The Suzanne Farrell Ballet
Family Theater
The John F. Kennedy Center for the Performing Arts
Washington, DC
September 19 & 20, 2009
by George Jackson
copyright 2009 by GJ
Suzanne Farrell's company will be dancing on larger Kennedy Center stages later in the 2009-10 season.This intermissionless program of familiar excerpts was intended, no doubt, to let the dancers appear together in public prior to going on tour and also give home audiences a free preview. Of the three items by George Balanchine and the one by Maurice Bejart, it was the former's Mozart "Divertimento No. 15" which needed a more expansive location. Seeing the dancers up close, though, is always instructive and - despite casting being much the same - some individual performances differed significantly on the two evenings.
According to the printed program it was the "Pas d' Action from Divertimento 15" we were seeing. I'd call it a "Suite from ...". Two men, Michael Cook and Ian Grosh, stated the Theme. These dancers are contrasting types, with Cook classically tempered, musically attentive, yet a bit tight at times whereas Grosh is showy, open, pliant. Six variations followed: four for women (Kendra Mitchell, Lauren Stewart, Sara Ivan and Natalia Magnicaballi), one for a man (Momchil Mladenov) and then another for a woman (Violeta Angelova). Next came five overlapping duets (one for each of the women, with Cook and Mladenov serving double duty) plus a formal but brief coda for all eight members of the cast. It was Ivan's incisive attack which stood out in "Divertimento" at the first of the two performances.
With long limbs, a streamlined torso and a sharp, light ability to angle her joints, Ivan is admirably suited for classicism a la Balanchine. For the second "Divertimento" she seemed a little withdrawn.
Violeta Angelova, looking quite young and with a facial resemblance to New York City Ballet's Wendy Whelan, gave her first performance bursts of spontaneity that were like sunshine suddenly breaking through clouds. Yet there were also the clouds when she seemed to be thinking much and didn't appear confident. Angelova's second performance was surer but I missed those bursts. Kendra Mitchell, short and pert, has speed and at the second performance she sparkled in the solo and gave her supported adagio much dignity. The tall Lauren Stewart looked awkward the first evening but by the second had gained considerable control, smiling more - which brought out a likeness to the young Marnee Morris of yore.

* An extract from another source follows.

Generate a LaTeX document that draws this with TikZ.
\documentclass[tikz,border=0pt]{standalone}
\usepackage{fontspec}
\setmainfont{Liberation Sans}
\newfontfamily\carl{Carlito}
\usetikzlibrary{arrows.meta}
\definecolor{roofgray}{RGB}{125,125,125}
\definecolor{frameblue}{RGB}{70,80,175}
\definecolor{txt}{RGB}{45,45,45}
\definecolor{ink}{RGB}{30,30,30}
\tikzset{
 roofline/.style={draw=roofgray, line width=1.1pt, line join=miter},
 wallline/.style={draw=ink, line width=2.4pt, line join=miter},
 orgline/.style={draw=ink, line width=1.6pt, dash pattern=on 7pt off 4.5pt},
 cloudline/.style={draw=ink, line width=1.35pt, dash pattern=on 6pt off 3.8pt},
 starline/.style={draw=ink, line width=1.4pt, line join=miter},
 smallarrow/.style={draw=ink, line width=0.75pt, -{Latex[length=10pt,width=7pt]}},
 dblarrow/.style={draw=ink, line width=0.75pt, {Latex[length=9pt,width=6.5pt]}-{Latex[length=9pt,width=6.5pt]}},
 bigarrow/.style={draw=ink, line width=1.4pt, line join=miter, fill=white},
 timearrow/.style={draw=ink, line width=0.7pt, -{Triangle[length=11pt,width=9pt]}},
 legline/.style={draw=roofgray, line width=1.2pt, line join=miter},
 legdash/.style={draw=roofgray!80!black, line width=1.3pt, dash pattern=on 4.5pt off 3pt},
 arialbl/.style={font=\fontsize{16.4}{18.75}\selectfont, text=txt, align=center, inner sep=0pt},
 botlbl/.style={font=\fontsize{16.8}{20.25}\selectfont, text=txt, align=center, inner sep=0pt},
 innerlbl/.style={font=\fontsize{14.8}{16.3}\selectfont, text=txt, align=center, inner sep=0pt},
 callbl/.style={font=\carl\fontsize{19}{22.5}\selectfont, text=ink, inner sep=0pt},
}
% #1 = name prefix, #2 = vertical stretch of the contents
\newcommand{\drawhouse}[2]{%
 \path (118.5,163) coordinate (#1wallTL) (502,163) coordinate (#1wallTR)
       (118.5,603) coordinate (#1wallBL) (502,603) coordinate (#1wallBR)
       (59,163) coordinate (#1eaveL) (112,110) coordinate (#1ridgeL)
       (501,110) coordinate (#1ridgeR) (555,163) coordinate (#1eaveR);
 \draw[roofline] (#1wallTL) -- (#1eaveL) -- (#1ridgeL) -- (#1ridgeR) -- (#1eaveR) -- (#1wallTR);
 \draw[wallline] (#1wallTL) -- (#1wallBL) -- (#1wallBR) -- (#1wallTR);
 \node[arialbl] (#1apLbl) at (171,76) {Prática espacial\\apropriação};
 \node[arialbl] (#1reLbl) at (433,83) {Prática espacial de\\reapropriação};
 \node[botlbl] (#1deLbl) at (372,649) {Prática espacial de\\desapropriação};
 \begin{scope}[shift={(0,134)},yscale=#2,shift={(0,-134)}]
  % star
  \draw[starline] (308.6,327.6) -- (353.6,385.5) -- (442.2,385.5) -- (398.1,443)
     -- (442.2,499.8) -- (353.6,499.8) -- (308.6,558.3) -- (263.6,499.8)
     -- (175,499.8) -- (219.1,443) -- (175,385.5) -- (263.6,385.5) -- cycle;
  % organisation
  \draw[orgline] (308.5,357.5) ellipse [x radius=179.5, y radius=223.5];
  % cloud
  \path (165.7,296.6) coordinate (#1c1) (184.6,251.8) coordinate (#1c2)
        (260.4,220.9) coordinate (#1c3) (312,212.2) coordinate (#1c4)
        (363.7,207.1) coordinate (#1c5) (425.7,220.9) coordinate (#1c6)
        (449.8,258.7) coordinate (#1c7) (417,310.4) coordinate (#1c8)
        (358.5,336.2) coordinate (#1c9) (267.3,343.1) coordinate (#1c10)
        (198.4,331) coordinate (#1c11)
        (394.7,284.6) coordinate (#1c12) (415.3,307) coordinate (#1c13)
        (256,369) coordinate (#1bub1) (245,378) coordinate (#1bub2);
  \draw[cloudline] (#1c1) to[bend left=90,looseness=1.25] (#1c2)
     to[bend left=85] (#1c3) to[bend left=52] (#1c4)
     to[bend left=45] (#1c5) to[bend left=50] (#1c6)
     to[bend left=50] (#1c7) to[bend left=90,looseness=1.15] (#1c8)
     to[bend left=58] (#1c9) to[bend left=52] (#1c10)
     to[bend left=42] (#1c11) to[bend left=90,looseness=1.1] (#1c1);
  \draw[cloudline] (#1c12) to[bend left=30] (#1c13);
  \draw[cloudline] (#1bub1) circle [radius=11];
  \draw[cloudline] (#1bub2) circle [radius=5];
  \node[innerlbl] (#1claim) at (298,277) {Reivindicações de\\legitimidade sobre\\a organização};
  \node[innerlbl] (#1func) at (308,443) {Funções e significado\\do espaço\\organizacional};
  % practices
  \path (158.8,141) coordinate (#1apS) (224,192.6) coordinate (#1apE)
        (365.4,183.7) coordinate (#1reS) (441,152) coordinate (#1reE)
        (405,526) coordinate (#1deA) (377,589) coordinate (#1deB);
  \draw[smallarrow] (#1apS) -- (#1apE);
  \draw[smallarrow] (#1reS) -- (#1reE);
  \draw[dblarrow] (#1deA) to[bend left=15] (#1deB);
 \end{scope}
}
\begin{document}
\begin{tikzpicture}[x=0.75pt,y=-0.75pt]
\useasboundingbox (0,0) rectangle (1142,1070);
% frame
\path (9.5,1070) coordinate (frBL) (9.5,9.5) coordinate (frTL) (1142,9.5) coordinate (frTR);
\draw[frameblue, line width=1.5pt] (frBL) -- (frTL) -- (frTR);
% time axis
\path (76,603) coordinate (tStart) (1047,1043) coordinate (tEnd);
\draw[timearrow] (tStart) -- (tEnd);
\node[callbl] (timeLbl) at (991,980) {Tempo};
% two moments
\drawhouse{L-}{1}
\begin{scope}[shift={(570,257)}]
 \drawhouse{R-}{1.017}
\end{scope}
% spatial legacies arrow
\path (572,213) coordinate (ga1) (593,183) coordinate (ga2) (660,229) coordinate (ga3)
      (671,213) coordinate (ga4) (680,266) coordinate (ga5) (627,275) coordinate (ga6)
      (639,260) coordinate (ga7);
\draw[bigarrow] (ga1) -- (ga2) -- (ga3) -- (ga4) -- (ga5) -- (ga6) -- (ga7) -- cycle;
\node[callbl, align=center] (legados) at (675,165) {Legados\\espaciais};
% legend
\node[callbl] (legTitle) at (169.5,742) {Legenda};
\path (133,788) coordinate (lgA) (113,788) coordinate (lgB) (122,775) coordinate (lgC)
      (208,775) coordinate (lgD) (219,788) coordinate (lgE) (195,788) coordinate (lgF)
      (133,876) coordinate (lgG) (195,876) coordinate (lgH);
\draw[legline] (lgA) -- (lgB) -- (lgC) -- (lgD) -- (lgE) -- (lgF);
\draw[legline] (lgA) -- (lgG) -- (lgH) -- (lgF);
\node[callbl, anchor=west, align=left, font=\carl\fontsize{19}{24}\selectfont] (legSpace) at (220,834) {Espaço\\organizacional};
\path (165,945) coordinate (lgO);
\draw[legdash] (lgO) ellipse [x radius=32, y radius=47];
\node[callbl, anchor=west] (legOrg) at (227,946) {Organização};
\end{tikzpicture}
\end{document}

Natalia Magnicaballi can be counted on to be smoothly professional from performance to performance. She doesn't, though, illuminate Balanchine for me, not in the neoclassicism of "Divertimento" nor in the split atom classicism of the "Agon" pas de deux. Is it her contrary body type, temperament or both? Frederick Ashton choreography is said to be entering the repertory and that may suit her more. The versatile Michael Cook was the man in "Agon" (to Igor Stravinsky's music) . He also partnered Angelova in Balanchine's comedic "Stars and Stripes" duet (to John Philip Sousa's score) and, especially the second time, had dash.

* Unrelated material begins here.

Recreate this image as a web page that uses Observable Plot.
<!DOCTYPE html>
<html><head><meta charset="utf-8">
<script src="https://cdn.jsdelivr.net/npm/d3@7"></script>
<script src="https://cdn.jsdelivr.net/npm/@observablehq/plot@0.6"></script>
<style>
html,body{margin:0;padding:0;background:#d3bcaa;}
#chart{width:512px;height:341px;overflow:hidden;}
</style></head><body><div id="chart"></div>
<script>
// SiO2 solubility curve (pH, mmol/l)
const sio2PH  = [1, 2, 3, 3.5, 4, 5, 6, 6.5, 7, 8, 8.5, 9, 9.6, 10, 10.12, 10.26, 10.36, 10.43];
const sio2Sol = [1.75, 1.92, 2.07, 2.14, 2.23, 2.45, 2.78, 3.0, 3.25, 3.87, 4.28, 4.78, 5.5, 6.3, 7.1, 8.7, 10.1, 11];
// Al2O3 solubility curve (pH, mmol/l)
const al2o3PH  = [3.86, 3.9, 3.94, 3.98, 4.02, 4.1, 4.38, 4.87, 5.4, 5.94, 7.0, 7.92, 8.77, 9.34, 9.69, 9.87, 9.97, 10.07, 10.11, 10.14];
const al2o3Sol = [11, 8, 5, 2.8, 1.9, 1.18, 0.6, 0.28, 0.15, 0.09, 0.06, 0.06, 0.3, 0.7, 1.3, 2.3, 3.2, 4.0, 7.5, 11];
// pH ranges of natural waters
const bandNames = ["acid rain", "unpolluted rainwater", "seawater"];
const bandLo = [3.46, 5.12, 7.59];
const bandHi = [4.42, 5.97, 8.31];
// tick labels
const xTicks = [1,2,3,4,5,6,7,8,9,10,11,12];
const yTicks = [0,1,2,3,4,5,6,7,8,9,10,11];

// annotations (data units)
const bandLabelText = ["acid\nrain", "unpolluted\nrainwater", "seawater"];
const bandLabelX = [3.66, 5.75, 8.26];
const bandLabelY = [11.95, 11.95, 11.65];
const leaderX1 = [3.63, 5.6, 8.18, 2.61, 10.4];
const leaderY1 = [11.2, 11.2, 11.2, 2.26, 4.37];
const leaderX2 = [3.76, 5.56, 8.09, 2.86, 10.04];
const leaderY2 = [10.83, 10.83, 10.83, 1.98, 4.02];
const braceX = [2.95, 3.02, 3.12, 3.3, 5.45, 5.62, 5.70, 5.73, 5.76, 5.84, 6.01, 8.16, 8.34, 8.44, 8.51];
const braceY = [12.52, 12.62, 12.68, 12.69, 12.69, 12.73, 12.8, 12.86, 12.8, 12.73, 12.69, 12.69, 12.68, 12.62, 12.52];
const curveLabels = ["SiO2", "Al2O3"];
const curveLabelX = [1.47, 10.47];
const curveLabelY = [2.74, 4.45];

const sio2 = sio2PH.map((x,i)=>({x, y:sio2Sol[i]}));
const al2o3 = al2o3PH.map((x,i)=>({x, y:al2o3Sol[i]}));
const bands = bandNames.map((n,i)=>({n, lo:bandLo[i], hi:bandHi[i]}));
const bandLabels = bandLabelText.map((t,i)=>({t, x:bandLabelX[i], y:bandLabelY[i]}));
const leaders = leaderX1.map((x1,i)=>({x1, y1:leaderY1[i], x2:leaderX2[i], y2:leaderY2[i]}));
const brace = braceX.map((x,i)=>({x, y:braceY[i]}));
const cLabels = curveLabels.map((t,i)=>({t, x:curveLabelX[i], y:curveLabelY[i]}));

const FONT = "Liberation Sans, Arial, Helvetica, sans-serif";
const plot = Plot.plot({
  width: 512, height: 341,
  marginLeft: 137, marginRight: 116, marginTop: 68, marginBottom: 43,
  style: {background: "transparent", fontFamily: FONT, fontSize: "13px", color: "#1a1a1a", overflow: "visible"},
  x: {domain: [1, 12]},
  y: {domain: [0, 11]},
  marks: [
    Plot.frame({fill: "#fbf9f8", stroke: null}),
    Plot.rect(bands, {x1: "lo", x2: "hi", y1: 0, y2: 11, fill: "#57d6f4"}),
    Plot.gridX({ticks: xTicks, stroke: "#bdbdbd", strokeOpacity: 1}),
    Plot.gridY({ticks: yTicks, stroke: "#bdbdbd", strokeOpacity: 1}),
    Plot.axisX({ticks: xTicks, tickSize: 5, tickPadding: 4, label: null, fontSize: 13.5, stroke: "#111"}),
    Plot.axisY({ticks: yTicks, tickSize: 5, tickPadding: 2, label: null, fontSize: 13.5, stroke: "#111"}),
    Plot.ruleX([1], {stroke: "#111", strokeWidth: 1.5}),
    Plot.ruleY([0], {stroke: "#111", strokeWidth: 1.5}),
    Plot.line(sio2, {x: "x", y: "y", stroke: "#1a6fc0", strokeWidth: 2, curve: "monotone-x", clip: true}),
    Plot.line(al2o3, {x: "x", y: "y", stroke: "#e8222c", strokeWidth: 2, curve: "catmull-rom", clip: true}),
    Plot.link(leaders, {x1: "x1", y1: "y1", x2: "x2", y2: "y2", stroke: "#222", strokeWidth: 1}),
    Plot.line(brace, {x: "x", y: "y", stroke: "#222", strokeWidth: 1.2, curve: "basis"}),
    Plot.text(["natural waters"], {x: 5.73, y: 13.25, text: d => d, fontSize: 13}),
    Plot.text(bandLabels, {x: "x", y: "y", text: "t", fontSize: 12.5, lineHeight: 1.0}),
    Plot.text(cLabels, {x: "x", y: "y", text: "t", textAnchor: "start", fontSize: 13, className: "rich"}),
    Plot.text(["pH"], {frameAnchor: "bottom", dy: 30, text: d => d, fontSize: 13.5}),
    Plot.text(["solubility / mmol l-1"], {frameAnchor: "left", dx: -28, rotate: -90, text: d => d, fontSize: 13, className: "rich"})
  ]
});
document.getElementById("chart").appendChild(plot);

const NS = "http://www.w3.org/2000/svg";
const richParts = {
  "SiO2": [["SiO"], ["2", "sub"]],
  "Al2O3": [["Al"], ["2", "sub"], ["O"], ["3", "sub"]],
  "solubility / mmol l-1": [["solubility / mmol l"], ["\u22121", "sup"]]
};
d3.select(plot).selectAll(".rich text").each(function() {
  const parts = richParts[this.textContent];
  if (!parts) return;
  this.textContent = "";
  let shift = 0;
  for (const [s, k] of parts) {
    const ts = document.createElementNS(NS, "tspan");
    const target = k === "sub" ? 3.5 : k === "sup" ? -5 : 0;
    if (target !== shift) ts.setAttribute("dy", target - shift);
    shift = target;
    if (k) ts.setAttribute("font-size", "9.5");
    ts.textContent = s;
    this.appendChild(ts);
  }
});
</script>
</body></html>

Momchil Mladenov, a partner with insight and a sensitive dance actor, isn't at his best as a classical soloist. I suspect the cause isn't attitude but anatomy - an eccentricity in the line of leg and foot. He was more stretched for his "Divertimento" solo in the repeat performance, but really came into his own in Bejart's ballet.
The "Scene d'amour" of Bejart's "Romeo et Juliet" (music by Hector Berlioz) has been in the Farrell company's repertory for some time but is now being danced convincingly. It is a duet with supporting players and its concerns are love, strife and death. Mladenov, alone on stage at first, conveys Romeo's urgency as he waits for Juliet. He takes his hands from covering his eyes and hugs himself. His body responds sensually as a ripple, a wave of agitation, passes down from the chest into the legs. And Romeo's body keeps responding as he reaches for the absent Juliet - until she arrives and they can embrace. Mladenov moves with a plasticity that has continuity and substance. The boots he wore, cloth ones, flatter. Sara Ivan too has a material fluidity to which she gives a lightness and buoyancy. Her sharp Farrell wrists keep the impetus acute. There isn't the Bejart dancer's movement that springs from passionate breath control, but what Mladenov and Ivan do is an apt equivalent. Cheers greeted the two leads at the first performance's curtain calls.
Tastefully colorful new lighting by J. Russell Sandifer has been designed for all the selections except "Divertimento" which was danced in its traditional brightness. Good recordings of the music were used. More people lined up for these free performances than the 300 seat Family Theater accommodates. The considerable overflow could watch on a hallway screen in the Kennedy Center.